I apologize if I sound dismissive. Some things that can be produced by AI amaze me and I do see your point about being knowledgeable with your tools.

My point is, in general, it seems lowering the barrier to entry has overwhelming produced a lot of low effort things, but also some very high quality things as well (as you've argued). Unfortunately, low effort output dwarfs other things. And on the whole, it seems things are made to be bought & sold, not enjoyed.

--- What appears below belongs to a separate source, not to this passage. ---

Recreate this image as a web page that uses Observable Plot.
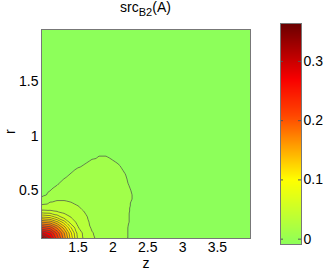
<!DOCTYPE html>
<html>
<head>
<meta charset="utf-8">
<script src="https://cdn.jsdelivr.net/npm/d3@7"></script>
<script src="https://cdn.jsdelivr.net/npm/@observablehq/plot@0.6"></script>
<style>
  html, body { margin: 0; padding: 0; background: white; }
  #wrap { position: relative; width: 327px; height: 273px; overflow: hidden; font-family: 'Liberation Sans', Arial, Helvetica, sans-serif; }
  #wrap > svg { position: absolute; left: 0; top: 0; }
  #title { position: absolute; left: 0; top: 0; width: 291px; text-align: center; font-size: 14px; line-height: 15px; color: #000; }
  #title sub { font-size: 11px; vertical-align: -4px; line-height: 0; }
</style>
</head>
<body>
<div id="wrap"><div id="title">src<sub>B2</sub>(A)</div></div>
<script>
// grid coordinates (z along x, r along y)
const zGrid = [0.975, 1.1, 1.2, 1.3, 1.4, 1.5, 1.6, 1.7, 1.8, 1.9, 2.0, 2.1, 2.2, 2.3, 2.4, 2.6, 3.0, 3.975];
const rGrid = [0.06, 0.11, 0.16, 0.21, 0.26, 0.31, 0.36, 0.41, 0.46, 0.55, 0.65, 0.75, 0.85, 0.95, 1.1, 1.5, 1.98];
// estimated source values, one row per r
const src = [
  [0.360,0.300,0.241,0.181,0.121,0.065,0.044,0.033,0.026,0.021,0.017,0.014,0.0105,0.007,0.005,0.003,0.001,0],
  [0.297,0.273,0.225,0.171,0.113,0.061,0.043,0.031,0.026,0.021,0.017,0.014,0.0105,0.007,0.005,0.003,0.001,0],
  [0.234,0.220,0.186,0.141,0.090,0.051,0.038,0.028,0.024,0.020,0.016,0.013,0.0105,0.007,0.005,0.003,0.001,0],
  [0.170,0.162,0.136,0.100,0.058,0.046,0.034,0.027,0.023,0.019,0.016,0.013,0.011,0.008,0.005,0.003,0.001,0],
  [0.107,0.100,0.080,0.058,0.049,0.039,0.032,0.026,0.022,0.019,0.016,0.013,0.011,0.008,0.005,0.003,0.001,0],
  [0.055,0.053,0.049,0.045,0.040,0.035,0.029,0.025,0.021,0.018,0.015,0.013,0.011,0.0085,0.005,0.003,0.001,0],
  [0.034,0.037,0.037,0.036,0.034,0.030,0.026,0.023,0.020,0.017,0.015,0.013,0.011,0.009,0.006,0.003,0.001,0],
  [0.016,0.027,0.030,0.030,0.028,0.025,0.022,0.020,0.018,0.016,0.014,0.013,0.011,0.0095,0.006,0.003,0.001,0],
  [0.006,0.013,0.018,0.020,0.020,0.019,0.018,0.017,0.016,0.015,0.014,0.013,0.0115,0.0095,0.006,0.003,0.001,0],
  [0.002,0.006,0.010,0.013,0.015,0.016,0.016,0.016,0.015,0.014,0.013,0.012,0.0108,0.008,0.005,0.003,0.001,0],
  [0.001,0.002,0.005,0.008,0.0105,0.013,0.014,0.0145,0.0145,0.014,0.013,0.012,0.0095,0.006,0.004,0.002,0.001,0],
  [0,0.001,0.002,0.004,0.006,0.008,0.0098,0.0115,0.012,0.012,0.011,0.0095,0.007,0.005,0.003,0.002,0.001,0],
  [0,0,0.001,0.002,0.003,0.004,0.006,0.0075,0.009,0.009,0.0075,0.006,0.005,0.003,0.002,0.001,0,0],
  [0,0,0,0.001,0.001,0.002,0.003,0.004,0.005,0.005,0.004,0.003,0.002,0.001,0.001,0,0,0],
  [0,0,0,0,0,0.001,0.001,0.002,0.002,0.002,0.002,0.001,0.001,0,0,0,0,0],
  [0,0,0,0,0,0,0,0,0,0,0,0,0,0,0,0,0,0],
  [0,0,0,0,0,0,0,0,0,0,0,0,0,0,0,0,0,0]
];
const levels = [0.01,0.03,0.05,0.07,0.09,0.11,0.13,0.15,0.17,0.19,0.21,0.23,0.25,0.27,0.29,0.31,0.33,0.35];
const cMin = -0.009, cMax = 0.364;
const colorStops = [cMin, 0.10, 0.16, 0.21, 0.27, cMax];
const colorRange = ["#8dff5a", "#ffff00", "#ff9a00", "#ff4400", "#f80000", "#6a0000"];
const xTicks = [1.5, 2, 2.5, 3, 3.5];
const yTicks = [0.5, 1, 1.5];
const cTicks = [0, 0.1, 0.2, 0.3];

const points = rGrid.flatMap((r, i) => zGrid.map((z, j) => ({z, r, v: src[i][j]})));
const font = "'Liberation Sans', Arial, Helvetica, sans-serif";
const colorOpt = {type: "linear", domain: colorStops, range: colorRange};

const main = Plot.plot({
  width: 327, height: 273,
  marginLeft: 41, marginRight: 77, marginTop: 29, marginBottom: 35,
  style: {fontFamily: font, fontSize: "14px", background: "white", color: "#000"},
  x: {domain: [0.975, 3.975]},
  y: {domain: [0.06, 1.98]},
  color: colorOpt,
  marks: [
    Plot.contour(points, {x: "z", y: "r", fill: "v", interpolate: "barycentric", thresholds: [cMin, ...levels], pixelSize: 1, stroke: "none"}),
    Plot.contour(points, {x: "z", y: "r", value: "v", interpolate: "barycentric", thresholds: levels, pixelSize: 1, fill: "none", stroke: "#4a4a4a", strokeWidth: 0.7}),
    Plot.frame({stroke: "#777"}),
    Plot.axisX({ticks: xTicks, tickSize: 0, tickPadding: 4, label: null, tickFormat: d => String(d)}),
    Plot.axisY({ticks: yTicks, tickSize: 0, tickPadding: 3, label: null, tickFormat: d => String(d)}),
    Plot.text(["z"], {frameAnchor: "bottom", dy: 29, text: d => d}),
    Plot.text(["r"], {frameAnchor: "left", dx: -31, rotate: -90, text: d => d})
  ]
});

const bar = Plot.plot({
  width: 327, height: 273,
  marginLeft: 280, marginRight: 26, marginTop: 23, marginBottom: 29,
  style: {fontFamily: font, fontSize: "14px", background: "transparent", color: "#000"},
  x: {domain: [0, 1], axis: null},
  y: {domain: [cMin, cMax], axis: null},
  color: colorOpt,
  marks: [
    Plot.raster({fill: (x, y) => y, x1: 0, x2: 1, y1: cMin, y2: cMax, pixelSize: 1}),
    Plot.ruleY(cTicks, {stroke: "#555", insetRight: 18}),
    Plot.ruleY(cTicks, {stroke: "#555", insetLeft: 18}),
    Plot.frame({stroke: "#777"}),
    Plot.axisY({anchor: "right", ticks: cTicks, tickSize: 0, tickPadding: 2, label: null, tickFormat: d => String(d)})
  ]
});

const wrap = document.getElementById("wrap");
wrap.insertBefore(bar, wrap.firstChild);
wrap.insertBefore(main, wrap.firstChild);
</script>
</body>
</html>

kermatt |next |previous [-]

> Which Party Will Benefit

Benefit in terms of election wins, campaign finding, or "other" financial incentives?

Webstir |previous [-]

Can you hear it? That sound? The luddites are coming for you. What was once fashionable, is now distasteful. Y’all had the chance to do some good in the world, but you’re just too transfixed on “the next thing” so numbers go up whether it’s good or bad.

Well, guess what? The worm has turned. Geeks tried, and failed, because your narrowly educated myopia can never see the big picture. Always looking no further than the screen in front of your faces.

Good riddance to bad rubbish.

phil21 |root |parent [-]

Geeks had little to do with it. The geeks and nerds and hackers built the base layer infrastructure for a few decades through the late 90s, then the money showed up and the normies took it all over.

The geeks never had a chance, they were too busy building things for the sake of building.

xg15 |root |parent [-]

First the normies showed up and eventually the sociopaths.

Maybe this could be a wakeup csll for the geeks though that if they want to keep building for the sake of building, they ought to do something.